Task instructions →
Copy each line of the data below exactly, leaving out pictures.

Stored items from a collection
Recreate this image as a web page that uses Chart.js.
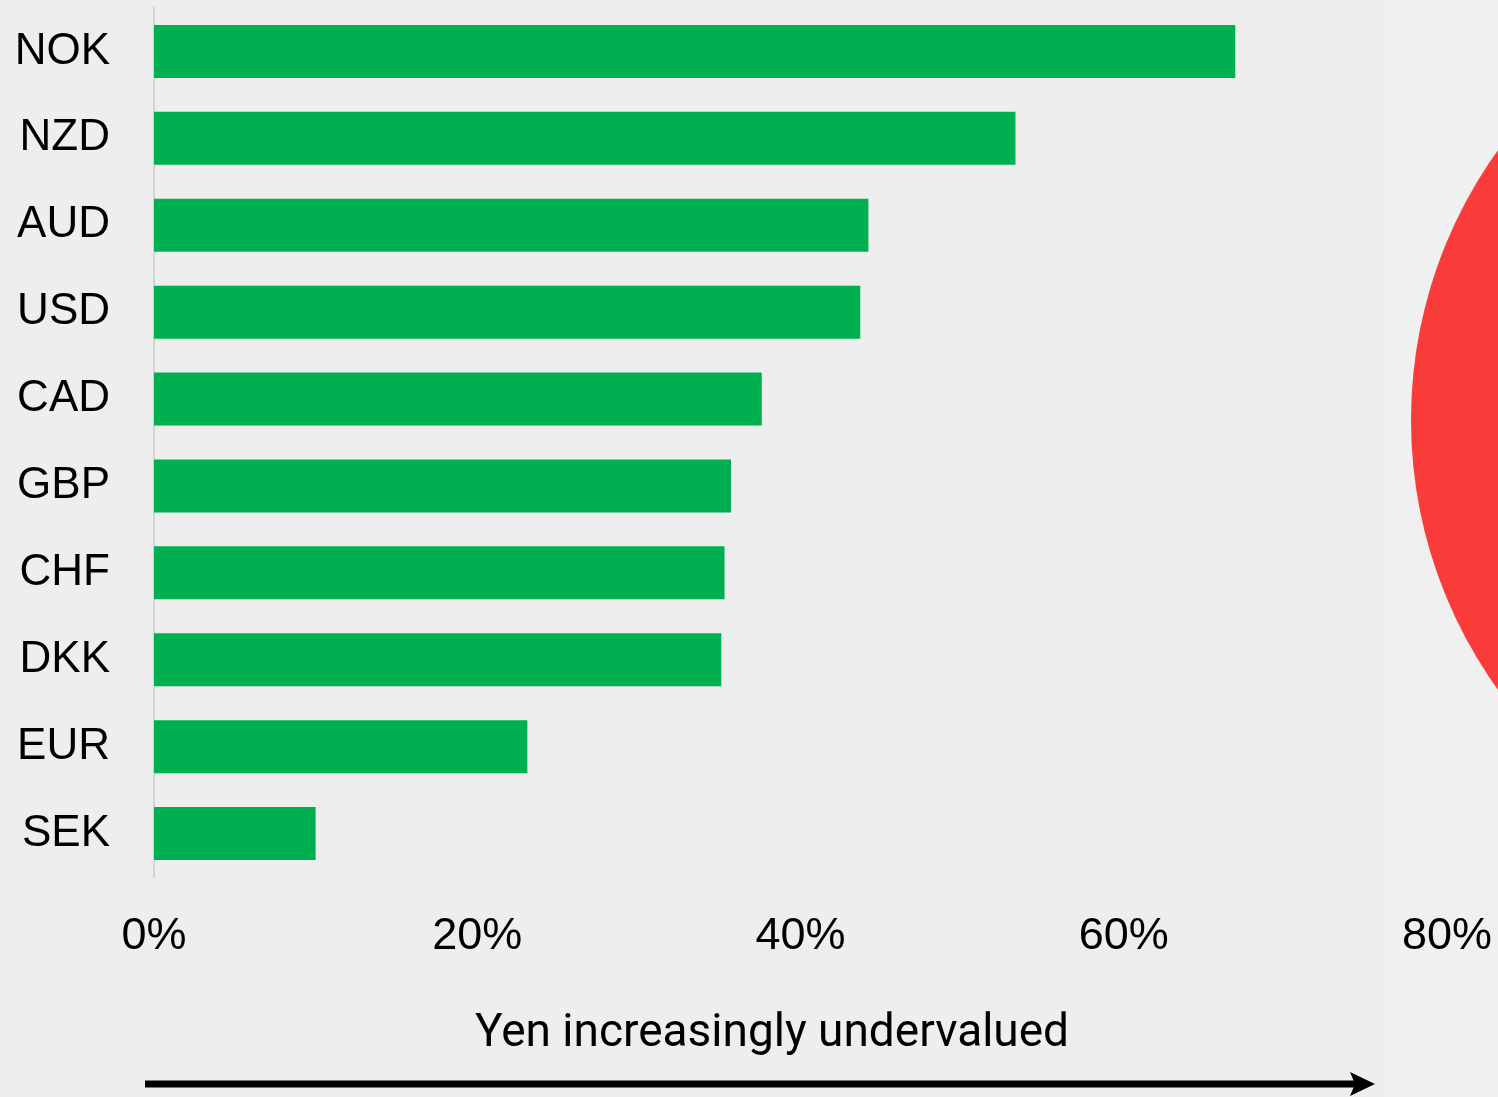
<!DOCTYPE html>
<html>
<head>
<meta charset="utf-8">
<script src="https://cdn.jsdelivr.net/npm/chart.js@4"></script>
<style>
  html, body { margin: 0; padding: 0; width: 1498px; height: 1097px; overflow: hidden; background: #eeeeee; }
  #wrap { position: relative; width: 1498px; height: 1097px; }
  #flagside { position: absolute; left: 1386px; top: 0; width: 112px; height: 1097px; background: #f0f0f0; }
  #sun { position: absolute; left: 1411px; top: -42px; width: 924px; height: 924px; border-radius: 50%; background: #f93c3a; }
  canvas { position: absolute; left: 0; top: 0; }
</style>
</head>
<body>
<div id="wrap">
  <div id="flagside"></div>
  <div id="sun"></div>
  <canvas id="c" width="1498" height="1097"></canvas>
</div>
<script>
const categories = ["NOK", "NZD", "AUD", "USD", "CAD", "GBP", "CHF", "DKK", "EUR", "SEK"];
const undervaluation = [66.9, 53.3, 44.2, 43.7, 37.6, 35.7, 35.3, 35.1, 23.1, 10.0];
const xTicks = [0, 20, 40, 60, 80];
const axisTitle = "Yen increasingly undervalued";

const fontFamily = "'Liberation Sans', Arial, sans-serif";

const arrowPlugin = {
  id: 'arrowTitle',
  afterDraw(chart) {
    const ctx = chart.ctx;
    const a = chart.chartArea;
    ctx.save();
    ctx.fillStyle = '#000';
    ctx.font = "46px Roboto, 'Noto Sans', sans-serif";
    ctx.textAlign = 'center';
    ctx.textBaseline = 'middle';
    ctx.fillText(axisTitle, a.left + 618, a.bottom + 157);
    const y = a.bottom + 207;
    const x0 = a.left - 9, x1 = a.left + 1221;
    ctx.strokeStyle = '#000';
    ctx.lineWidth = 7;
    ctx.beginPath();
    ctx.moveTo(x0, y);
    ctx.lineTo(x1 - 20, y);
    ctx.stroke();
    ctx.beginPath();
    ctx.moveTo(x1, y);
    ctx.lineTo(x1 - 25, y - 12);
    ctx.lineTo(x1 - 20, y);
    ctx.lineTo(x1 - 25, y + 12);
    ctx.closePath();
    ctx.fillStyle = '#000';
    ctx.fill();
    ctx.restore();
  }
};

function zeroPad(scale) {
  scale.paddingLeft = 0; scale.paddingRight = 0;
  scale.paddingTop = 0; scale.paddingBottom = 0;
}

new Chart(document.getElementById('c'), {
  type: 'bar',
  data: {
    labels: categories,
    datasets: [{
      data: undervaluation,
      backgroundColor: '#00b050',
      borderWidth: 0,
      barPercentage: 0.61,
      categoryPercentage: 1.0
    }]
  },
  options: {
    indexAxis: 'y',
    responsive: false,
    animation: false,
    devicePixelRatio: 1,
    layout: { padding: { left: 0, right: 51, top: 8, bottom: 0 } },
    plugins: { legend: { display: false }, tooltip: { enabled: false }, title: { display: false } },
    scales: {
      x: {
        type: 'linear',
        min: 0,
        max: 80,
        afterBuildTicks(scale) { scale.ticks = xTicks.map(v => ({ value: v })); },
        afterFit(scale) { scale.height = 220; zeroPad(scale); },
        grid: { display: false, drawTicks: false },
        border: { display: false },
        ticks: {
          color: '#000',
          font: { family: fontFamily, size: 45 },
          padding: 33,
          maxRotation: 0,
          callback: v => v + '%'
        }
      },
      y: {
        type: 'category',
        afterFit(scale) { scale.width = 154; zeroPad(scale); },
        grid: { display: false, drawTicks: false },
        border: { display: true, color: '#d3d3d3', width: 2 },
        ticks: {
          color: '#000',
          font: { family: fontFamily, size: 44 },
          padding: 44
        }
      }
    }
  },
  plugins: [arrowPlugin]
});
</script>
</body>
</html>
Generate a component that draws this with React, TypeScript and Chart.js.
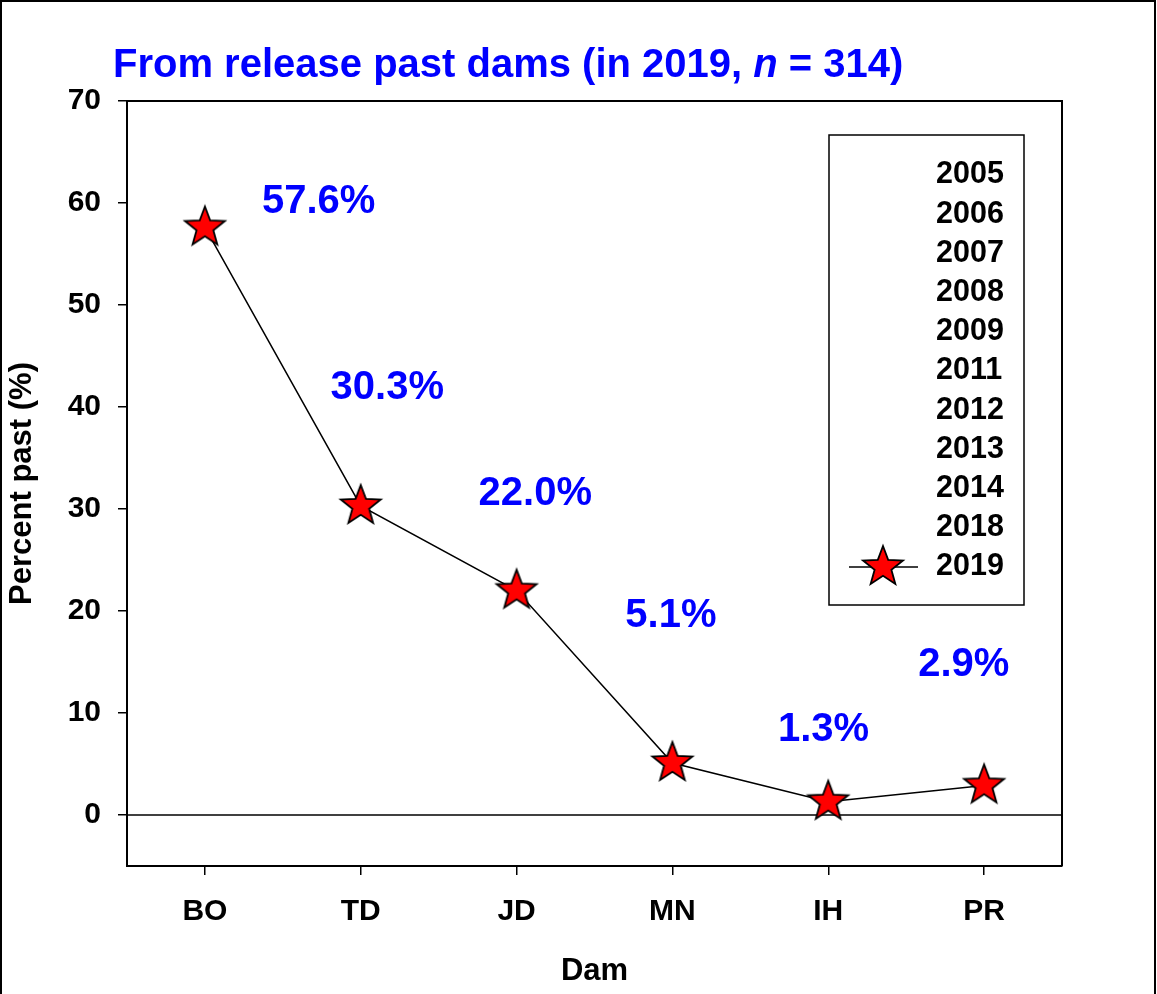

The reply →
Recreate this image as a web page that uses Chart.js.
<!DOCTYPE html>
<html>
<head>
<meta charset="utf-8">
<script src="https://cdn.jsdelivr.net/npm/chart.js@4"></script>
<style>
  html, body { margin: 0; padding: 0; width: 1498px; height: 1097px; overflow: hidden; background: #eeeeee; }
  #wrap { position: relative; width: 1498px; height: 1097px; }
  #flagside { position: absolute; left: 1386px; top: 0; width: 112px; height: 1097px; background: #f0f0f0; }
  #sun { position: absolute; left: 1411px; top: -42px; width: 924px; height: 924px; border-radius: 50%; background: #f93c3a; }
  canvas { position: absolute; left: 0; top: 0; }
</style>
</head>
<body>
<div id="wrap">
  <div id="flagside"></div>
  <div id="sun"></div>
  <canvas id="c" width="1498" height="1097"></canvas>
</div>
<script>
const categories = ["NOK", "NZD", "AUD", "USD", "CAD", "GBP", "CHF", "DKK", "EUR", "SEK"];
const undervaluation = [66.9, 53.3, 44.2, 43.7, 37.6, 35.7, 35.3, 35.1, 23.1, 10.0];
const xTicks = [0, 20, 40, 60, 80];
const axisTitle = "Yen increasingly undervalued";

const fontFamily = "'Liberation Sans', Arial, sans-serif";

const arrowPlugin = {
  id: 'arrowTitle',
  afterDraw(chart) {
    const ctx = chart.ctx;
    const a = chart.chartArea;
    ctx.save();
    ctx.fillStyle = '#000';
    ctx.font = "46px Roboto, 'Noto Sans', sans-serif";
    ctx.textAlign = 'center';
    ctx.textBaseline = 'middle';
    ctx.fillText(axisTitle, a.left + 618, a.bottom + 157);
    const y = a.bottom + 207;
    const x0 = a.left - 9, x1 = a.left + 1221;
    ctx.strokeStyle = '#000';
    ctx.lineWidth = 7;
    ctx.beginPath();
    ctx.moveTo(x0, y);
    ctx.lineTo(x1 - 20, y);
    ctx.stroke();
    ctx.beginPath();
    ctx.moveTo(x1, y);
    ctx.lineTo(x1 - 25, y - 12);
    ctx.lineTo(x1 - 20, y);
    ctx.lineTo(x1 - 25, y + 12);
    ctx.closePath();
    ctx.fillStyle = '#000';
    ctx.fill();
    ctx.restore();
  }
};

function zeroPad(scale) {
  scale.paddingLeft = 0; scale.paddingRight = 0;
  scale.paddingTop = 0; scale.paddingBottom = 0;
}

new Chart(document.getElementById('c'), {
  type: 'bar',
  data: {
    labels: categories,
    datasets: [{
      data: undervaluation,
      backgroundColor: '#00b050',
      borderWidth: 0,
      barPercentage: 0.61,
      categoryPercentage: 1.0
    }]
  },
  options: {
    indexAxis: 'y',
    responsive: false,
    animation: false,
    devicePixelRatio: 1,
    layout: { padding: { left: 0, right: 51, top: 8, bottom: 0 } },
    plugins: { legend: { display: false }, tooltip: { enabled: false }, title: { display: false } },
    scales: {
      x: {
        type: 'linear',
        min: 0,
        max: 80,
        afterBuildTicks(scale) { scale.ticks = xTicks.map(v => ({ value: v })); },
        afterFit(scale) { scale.height = 220; zeroPad(scale); },
        grid: { display: false, drawTicks: false },
        border: { display: false },
        ticks: {
          color: '#000',
          font: { family: fontFamily, size: 45 },
          padding: 33,
          maxRotation: 0,
          callback: v => v + '%'
        }
      },
      y: {
        type: 'category',
        afterFit(scale) { scale.width = 154; zeroPad(scale); },
        grid: { display: false, drawTicks: false },
        border: { display: true, color: '#d3d3d3', width: 2 },
        ticks: {
          color: '#000',
          font: { family: fontFamily, size: 44 },
          padding: 44
        }
      }
    }
  },
  plugins: [arrowPlugin]
});
</script>
</body>
</html>
Generate a component that draws this with React, TypeScript and Chart.js.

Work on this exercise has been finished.